Thanks to a revolutionary software being developed by Face.com, citizens of the web can now identify people from photographs posted on the internet.
Face.com, the software company produced technology that can identify individuals on social networking sites and online galleries by comparing their image against a known picture of them.
This would mean that detailed profiles of individuals can be built up purely from online photographs and critics have said it could lead to exploitation by employers.
The software works by creating an algorithm of the face - a measurement of the arrangement of features including the eyes, nose and mouth.
The company says it is 90 per cent accurate when scanning typical images, which appear on social networking sites.
Face.com has previously limited the availability of the software over concerns about invasion of privacy.
But it has now released the Photo Finder software to developers building applications allowing people to search for anyone on the Internet.

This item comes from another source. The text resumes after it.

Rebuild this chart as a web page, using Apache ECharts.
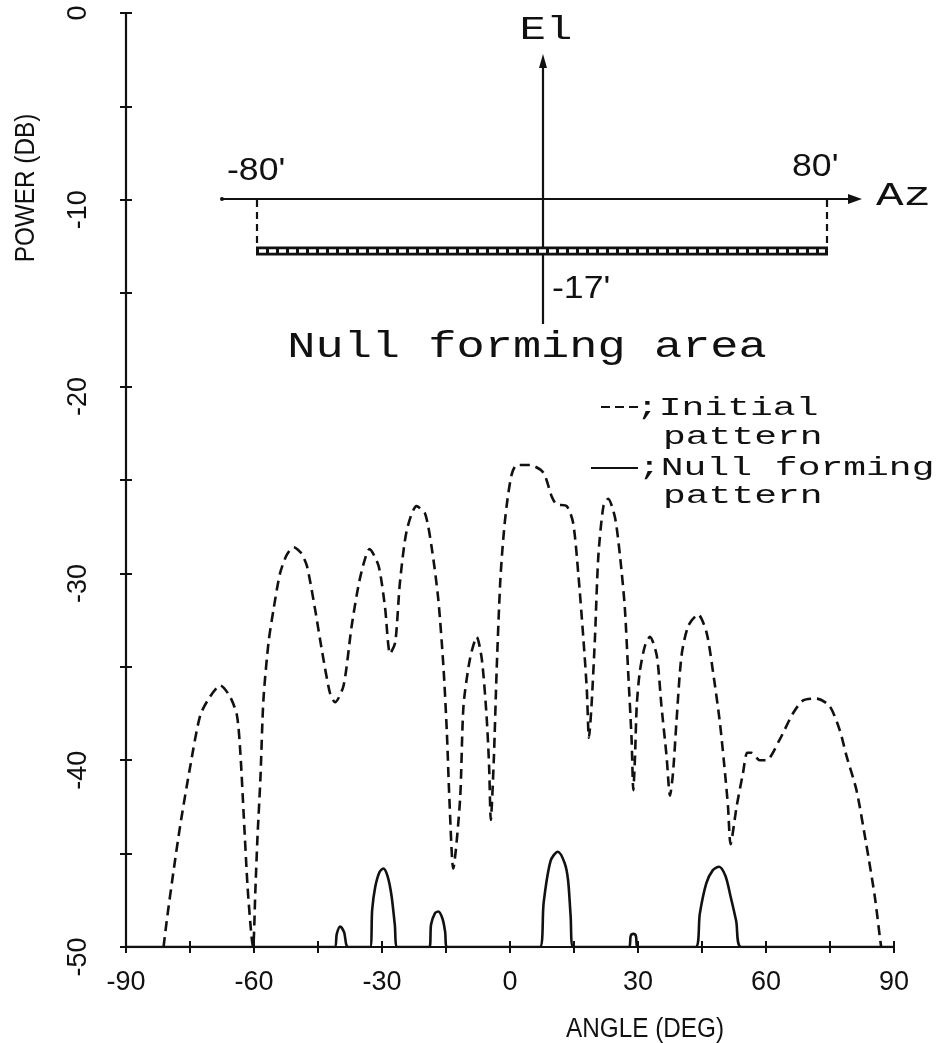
<!DOCTYPE html>
<html><head><meta charset="utf-8">
<script src="https://cdn.jsdelivr.net/npm/echarts@6/dist/echarts.min.js"></script>
<style>html,body{margin:0;padding:0;background:#fff}#c{width:938px;height:1043px}</style>
</head><body><div id="c"></div>
<script>
// ---- data ----
const xTicks = [-90, -60, -30, 0, 30, 60, 90];
const yTicks = [-50, -40, -30, -20, -10, 0];
const seriesNames = ['Initial pattern', 'Null forming pattern'];

const initialAngle = [-81.2,-80.4,-78.9,-77.3,-75.0,-72.6,-70.3,-67.9,-65.6,-64.0,-63.2,-62.4,-61.5,-60.6,-60.2,-59.7,-59.2,-58.5,-57.8,-56.6,-55.4,-53.9,-52.3,-50.7,-49.0,-47.6,-45.7,-44.1,-42.2,-41.0,-39.0,-37.1,-35.1,-32.9,-30.8,-29.3,-28.1,-26.9,-25.8,-24.2,-21.9,-19.9,-18.3,-16.8,-15.6,-14.8,-14.2,-13.3,-11.7,-10.9,-9.4,-7.8,-6.6,-5.5,-4.9,-4.5,-3.8,-3.1,-2.3,-1.6,-0.8,0.4,1.6,4.7,7.8,9.8,10.9,13.3,14.8,16.0,17.2,18.0,18.5,19.1,19.9,20.7,21.9,23.0,24.6,25.8,26.9,27.7,28.5,28.9,29.3,29.7,30.4,31.6,32.8,34.4,35.5,36.7,37.5,38.2,39.0,40.2,41.8,44.1,46.1,47.6,49.2,50.4,51.1,51.7,53.1,54.6,55.6,56.6,58.5,60.1,63.2,66.3,68.7,71.8,74.9,77.3,78.9,81.2,83.5,85.5,86.7,87.0];
const initialPower = [-50,-48.5,-46.0,-43.5,-40.4,-37.6,-36.6,-36.0,-36.6,-37.6,-39.6,-43.0,-46.8,-49.4,-50,-47.1,-44.2,-41.0,-36.8,-33.7,-31.9,-30.0,-29.0,-28.6,-28.9,-29.6,-31.9,-34.1,-36.4,-36.9,-36.0,-32.8,-30.2,-28.7,-29.6,-31.8,-34.3,-33.7,-30.5,-27.7,-26.4,-26.8,-28.7,-31.4,-35.0,-38.5,-42.1,-45.8,-42.1,-37.1,-34.6,-33.4,-34.6,-37.6,-40.3,-43.2,-40.0,-35.0,-30.5,-28.2,-26.4,-24.7,-24.2,-24.2,-24.6,-25.9,-26.3,-26.4,-27.3,-30.0,-33.5,-36.2,-38.8,-37.1,-33.5,-29.1,-26.4,-26.0,-27.0,-29.1,-31.8,-35.3,-38.9,-41.6,-39.8,-37.1,-35.3,-33.9,-33.4,-34.4,-37.1,-39.8,-41.9,-40.7,-38.0,-34.4,-32.8,-32.2,-33.2,-35.3,-38.0,-40.7,-42.5,-44.5,-42.5,-40.7,-39.6,-39.6,-40.0,-40.0,-38.9,-37.5,-36.8,-36.7,-37.1,-38.4,-39.8,-41.6,-44.5,-47.3,-49.5,-50];

const nullAngle = [-90,-41.1,-40.6,-39.8,-38.9,-37.9,-32.8,-32.3,-31.6,-30.6,-29.7,-28.7,-27.8,-27.0,-26.4,-18.9,-18.5,-17.6,-16.8,-15.8,-15.2,-14.8,7.0,7.9,9.5,11.2,12.8,13.6,14.2,14.8,27.9,28.3,28.9,29.5,29.9,43.5,44.5,46.0,47.5,49.0,50.5,51.7,53.0,54.2,90];
const nullPower = [-50,-50,-49.3,-48.9,-49.2,-50,-50,-48.0,-46.8,-46.0,-45.8,-46.2,-47.2,-48.8,-50,-50,-48.8,-48.2,-48.1,-48.5,-49.2,-50,-50,-47.6,-45.4,-44.9,-45.5,-46.4,-48.3,-50,-50,-49.4,-49.3,-49.4,-50,-50,-48.2,-46.6,-45.9,-45.7,-46.2,-47.3,-48.6,-50,-50];

const zip = (a, b) => a.map((v, i) => [v, b[i]]);

// ---- styles ----
const INK = '#111';
const MONO = "'Liberation Mono', 'DejaVu Sans Mono', monospace";
const SANS = "'Liberation Sans Narrow', 'Liberation Sans', 'DejaVu Sans', sans-serif";

function txt(text, x, y, size, family, opts = {}) {
  return {
    type: 'text', x, y,
    scaleX: opts.sx || 1, scaleY: opts.sy || 1,
    rotation: opts.rot || 0,
    style: {
      text, fill: INK,
      font: (opts.bold ? 'bold ' : '') + size + 'px ' + family,
      textAlign: opts.align || 'left', textVerticalAlign: 'middle'
    }, z: 10
  };
}
function seg(x1, y1, x2, y2, dash) {
  return { type: 'line', shape: { x1, y1, x2, y2 }, style: { stroke: INK, lineWidth: 2.2, lineDash: dash || null }, z: 10 };
}

const graphics = [
  // inset diagram: Az axis
  seg(222, 199, 850, 199),
  { type: 'polygon', shape: { points: [[862, 199], [848, 194], [848, 204]] }, style: { fill: INK }, z: 10 },
  { type: 'circle', shape: { cx: 222, cy: 199, r: 2 }, style: { fill: INK }, z: 10 },
  // El axis
  seg(543, 324, 543, 66),
  { type: 'polygon', shape: { points: [[543, 54], [539, 68], [547, 68]] }, style: { fill: INK }, z: 10 },
  // dashed drops and hatched bar
  seg(257, 200, 257, 248, [7, 5]),
  seg(827, 200, 827, 248, [7, 5]),
  { type: 'rect', shape: { x: 256, y: 246.5, width: 572, height: 9 }, style: { fill: INK }, z: 10 },
  { type: 'line', shape: { x1: 259, y1: 251, x2: 825, y2: 251 }, style: { stroke: '#fff', lineWidth: 3.5, lineDash: [7, 3] }, z: 11 },
  txt('El', 546, 30, 44, MONO, { align: 'center', sy: 0.75 }),
  txt('Az', 876, 196, 46, MONO, { sy: 0.72 }),
  txt("-80'", 227, 171, 31, SANS, { sx: 1.15 }),
  txt("80'", 792, 167, 31, SANS, { sx: 1.15 }),
  txt("-17'", 552, 289, 31, SANS, { sx: 1.15 }),
  txt('Null forming area', 527, 347, 47, MONO, { align: 'center', sy: 0.8 }),
  // legend
  seg(601, 407, 641, 407, [9, 5]),
  txt(';Initial', 636, 408, 38, MONO, { sy: 0.7 }),
  txt('pattern', 663, 437, 38, MONO, { sy: 0.7 }),
  seg(591, 468, 638, 468),
  txt(';Null forming', 638, 468, 38, MONO, { sy: 0.7 }),
  txt('pattern', 663, 496, 38, MONO, { sy: 0.7 }),
  // axis titles
  txt('POWER (DB)', 27, 188, 27, SANS, { align: 'center', rot: Math.PI / 2, sx: 0.9 }),
  txt('ANGLE (DEG)', 645, 1030, 27, SANS, { align: 'center', sx: 0.9 })
];

const tickStyle = { color: INK, width: 2 };
function xAx(inside, gridIndex) {
  return {
    type: 'value', gridIndex, min: xTicks[0], max: xTicks[xTicks.length - 1], interval: 30, position: 'bottom',
    axisLine: { show: !inside, onZero: false, lineStyle: { color: INK, width: 2.2 } },
    axisTick: { show: true, inside, length: 6, lineStyle: tickStyle },
    minorTick: { show: true, splitNumber: 2, length: 6, lineStyle: tickStyle },
    splitLine: { show: false }, minorSplitLine: { show: false },
    axisLabel: { show: !inside, margin: 22, fontSize: 27, fontFamily: SANS, color: INK, formatter: v => String(v) }
  };
}
function yAx(inside, gridIndex) {
  return {
    type: 'value', gridIndex, min: yTicks[0], max: yTicks[yTicks.length - 1], interval: 10, position: 'left',
    axisLine: { show: !inside, onZero: false, lineStyle: { color: INK, width: 2.2 } },
    axisTick: { show: true, inside, length: 6, lineStyle: tickStyle },
    minorTick: { show: true, splitNumber: 2, length: 6, lineStyle: tickStyle },
    splitLine: { show: false }, minorSplitLine: { show: false },
    axisLabel: {
      show: !inside, rotate: 90, margin: 34, fontSize: 27, fontFamily: SANS, color: INK,
      formatter: v => v < 0 ? '{n|' + v + '}' : '{p|' + v + '}',
      rich: { n: { fontSize: 27, fontFamily: SANS, color: INK, padding: [0, 20, 0, 0] }, p: { fontSize: 27, fontFamily: SANS, color: INK } }
    }
  };
}

const gridBox = { left: 126, right: 44, top: 13, bottom: 96, containLabel: false };
const chart = echarts.init(document.getElementById('c'), null, { renderer: 'canvas' });
chart.setOption({
  backgroundColor: '#fff',
  animation: false,
  grid: [Object.assign({}, gridBox), Object.assign({}, gridBox)],
  xAxis: [xAx(false, 0), xAx(true, 1)],
  yAxis: [yAx(false, 0), yAx(true, 1)],
  series: [
    { name: seriesNames[0], type: 'line', xAxisIndex: 0, yAxisIndex: 0, data: zip(initialAngle, initialPower), showSymbol: false, smooth: 0.25,
      lineStyle: { color: INK, width: 2.6, type: [10, 6] }, z: 3 },
    { name: seriesNames[1], type: 'line', xAxisIndex: 0, yAxisIndex: 0, data: zip(nullAngle, nullPower), showSymbol: false, smooth: 0.3,
      lineStyle: { color: INK, width: 2.6 }, z: 3 }
  ],
  graphic: graphics
});
</script></body></html>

"We have launched a service that allows developers to take our facial recognition technology and apply it immediately to their own applications," the Daily Mail quoted Gil Hirsch, chief executive of Face.com, as telling The Sunday Times:
"The technology is already being used by 5,000 developers. You can basically search for people in any photo.
"You could search for family members on Flickr, in newspapers, or in videos on YouTube - but it would take a lot of processing power," he added.
The use of facial detection technology has only been used by the UK Border Agency.
Supporters of the software, including the Red Cross, have said it could be used to track people lost in humanitarian disasters.
But there are strong concerns over the accuracy of the technology and its impact on privacy.